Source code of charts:
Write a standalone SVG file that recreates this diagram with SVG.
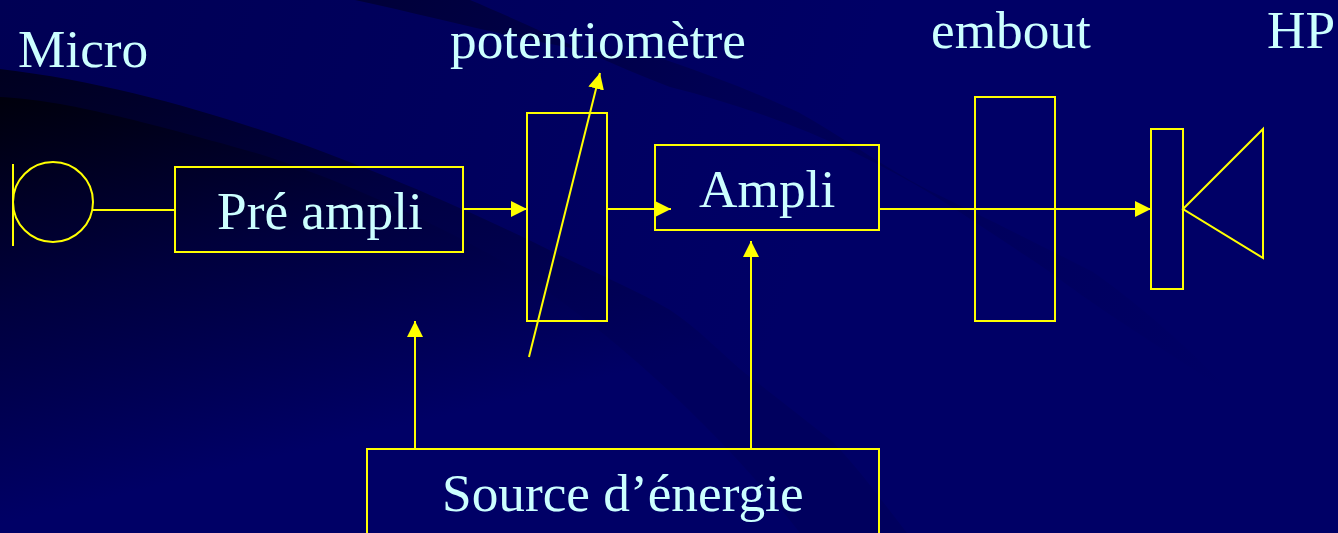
<svg xmlns="http://www.w3.org/2000/svg" width="1338" height="533" viewBox="0 0 1338 533">
<defs>
<linearGradient id="base" gradientUnits="userSpaceOnUse" x1="0" y1="0" x2="800" y2="260"><stop offset="0" stop-color="#000054"/><stop offset="0.6" stop-color="#00005e"/><stop offset="1" stop-color="#000066"/></linearGradient>
<linearGradient id="outer" gradientUnits="userSpaceOnUse" x1="0" y1="60" x2="140" y2="520"><stop offset="0" stop-color="#00001e"/><stop offset="0.5" stop-color="#000042"/><stop offset="1" stop-color="#00005e"/></linearGradient>
<linearGradient id="inner" gradientUnits="userSpaceOnUse" x1="0" y1="90" x2="100" y2="500"><stop offset="0" stop-color="#00000a"/><stop offset="0.5" stop-color="#00003e"/><stop offset="1" stop-color="#000066"/></linearGradient>
<linearGradient id="band" gradientUnits="userSpaceOnUse" x1="350" y1="0" x2="1220" y2="400"><stop offset="0" stop-color="#000038"/><stop offset="0.4" stop-color="#000054"/><stop offset="1" stop-color="#000066"/></linearGradient>
<marker id="ah" markerWidth="16" markerHeight="16" refX="16" refY="8" orient="auto" markerUnits="userSpaceOnUse"><path d="M0 0L16 8L0 16Z" fill="#ffff00"/></marker>
</defs>
<style>
.s{fill:none;stroke:#ffff00;stroke-width:2}
.l{stroke:#ffff00;stroke-width:2;fill:none}
.a{marker-end:url(#ah)}
text{font-family:"Liberation Serif","Times New Roman",serif;font-size:53.3px;fill:#ccffff}
</style>
<rect width="1338" height="533" fill="url(#base)"/>
<path d="M355 0C470 25 570 55 660 58C710 75 750 90 798 112C840 135 880 165 928 190C990 220 1040 245 1093 272C1140 305 1185 345 1240 400C1150 340 1100 310 1050 272C1010 245 975 222 941 200C860 150 770 112 670 87C600 60 530 25 470 0Z" fill="url(#band)"/>
<path d="M0 69C110 82 210 112 299 143C380 172 480 215 555 253C600 275 640 292 670 310C700 330 725 357 746 374C775 396 805 420 833 442C860 470 885 505 907 533L0 533Z" fill="url(#outer)"/>
<path d="M0 97C60 100 128 117 256 153C330 176 420 215 500 260C600 320 720 430 800 533L0 533Z" fill="url(#inner)"/>
<g id="connectors">
<path class="l" d="M93 210H175"/>
<path class="l a" d="M463 209H527"/>
<path class="l a" d="M607 209H671"/>
<path class="l a" d="M879 209H1151"/>
<path class="l a" d="M529 357L600 73"/>
<path class="l a" d="M415 449V321"/>
<path class="l a" d="M751 449V241"/>
</g>
<g id="micro"><ellipse class="s" cx="53" cy="202" rx="40" ry="40"/><path class="l" d="M13 164V246"/><text x="18" y="67">Micro</text></g>
<g id="preampli"><rect class="s" x="175" y="167" width="288" height="85"/><text x="217" y="229">Pré ampli</text></g>
<g id="potentiometre"><rect class="s" x="527" y="113" width="80" height="208"/><text x="450" y="58">potentiomètre</text></g>
<g id="ampli"><rect class="s" x="655" y="145" width="224" height="85"/><text x="699" y="207">Ampli</text></g>
<g id="embout"><rect class="s" x="975" y="97" width="80" height="224"/><text x="931" y="48">embout</text></g>
<g id="hp"><rect class="s" x="1151" y="129" width="32" height="160"/><path class="l" d="M1183 209L1263 129V258Z"/><text x="1267" y="48">HP</text></g>
<g id="source"><rect class="s" x="367" y="449" width="512" height="100"/><text x="442" y="511">Source d’énergie</text></g>
</svg>
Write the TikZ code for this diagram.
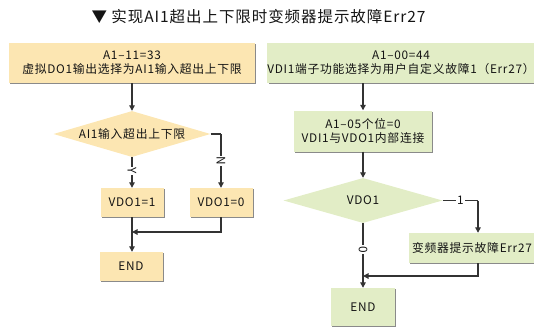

■ Short task
In your copy, repeat each record exactly and include no pictures.

■ Reply
Write a standalone SVG file that recreates this diagram with SVG.
<svg xmlns="http://www.w3.org/2000/svg" width="1338" height="533" viewBox="0 0 1338 533">
<defs>
<linearGradient id="base" gradientUnits="userSpaceOnUse" x1="0" y1="0" x2="800" y2="260"><stop offset="0" stop-color="#000054"/><stop offset="0.6" stop-color="#00005e"/><stop offset="1" stop-color="#000066"/></linearGradient>
<linearGradient id="outer" gradientUnits="userSpaceOnUse" x1="0" y1="60" x2="140" y2="520"><stop offset="0" stop-color="#00001e"/><stop offset="0.5" stop-color="#000042"/><stop offset="1" stop-color="#00005e"/></linearGradient>
<linearGradient id="inner" gradientUnits="userSpaceOnUse" x1="0" y1="90" x2="100" y2="500"><stop offset="0" stop-color="#00000a"/><stop offset="0.5" stop-color="#00003e"/><stop offset="1" stop-color="#000066"/></linearGradient>
<linearGradient id="band" gradientUnits="userSpaceOnUse" x1="350" y1="0" x2="1220" y2="400"><stop offset="0" stop-color="#000038"/><stop offset="0.4" stop-color="#000054"/><stop offset="1" stop-color="#000066"/></linearGradient>
<marker id="ah" markerWidth="16" markerHeight="16" refX="16" refY="8" orient="auto" markerUnits="userSpaceOnUse"><path d="M0 0L16 8L0 16Z" fill="#ffff00"/></marker>
</defs>
<style>
.s{fill:none;stroke:#ffff00;stroke-width:2}
.l{stroke:#ffff00;stroke-width:2;fill:none}
.a{marker-end:url(#ah)}
text{font-family:"Liberation Serif","Times New Roman",serif;font-size:53.3px;fill:#ccffff}
</style>
<rect width="1338" height="533" fill="url(#base)"/>
<path d="M355 0C470 25 570 55 660 58C710 75 750 90 798 112C840 135 880 165 928 190C990 220 1040 245 1093 272C1140 305 1185 345 1240 400C1150 340 1100 310 1050 272C1010 245 975 222 941 200C860 150 770 112 670 87C600 60 530 25 470 0Z" fill="url(#band)"/>
<path d="M0 69C110 82 210 112 299 143C380 172 480 215 555 253C600 275 640 292 670 310C700 330 725 357 746 374C775 396 805 420 833 442C860 470 885 505 907 533L0 533Z" fill="url(#outer)"/>
<path d="M0 97C60 100 128 117 256 153C330 176 420 215 500 260C600 320 720 430 800 533L0 533Z" fill="url(#inner)"/>
<g id="connectors">
<path class="l" d="M93 210H175"/>
<path class="l a" d="M463 209H527"/>
<path class="l a" d="M607 209H671"/>
<path class="l a" d="M879 209H1151"/>
<path class="l a" d="M529 357L600 73"/>
<path class="l a" d="M415 449V321"/>
<path class="l a" d="M751 449V241"/>
</g>
<g id="micro"><ellipse class="s" cx="53" cy="202" rx="40" ry="40"/><path class="l" d="M13 164V246"/><text x="18" y="67">Micro</text></g>
<g id="preampli"><rect class="s" x="175" y="167" width="288" height="85"/><text x="217" y="229">Pré ampli</text></g>
<g id="potentiometre"><rect class="s" x="527" y="113" width="80" height="208"/><text x="450" y="58">potentiomètre</text></g>
<g id="ampli"><rect class="s" x="655" y="145" width="224" height="85"/><text x="699" y="207">Ampli</text></g>
<g id="embout"><rect class="s" x="975" y="97" width="80" height="224"/><text x="931" y="48">embout</text></g>
<g id="hp"><rect class="s" x="1151" y="129" width="32" height="160"/><path class="l" d="M1183 209L1263 129V258Z"/><text x="1267" y="48">HP</text></g>
<g id="source"><rect class="s" x="367" y="449" width="512" height="100"/><text x="442" y="511">Source d’énergie</text></g>
</svg>
Write the TikZ code for this diagram.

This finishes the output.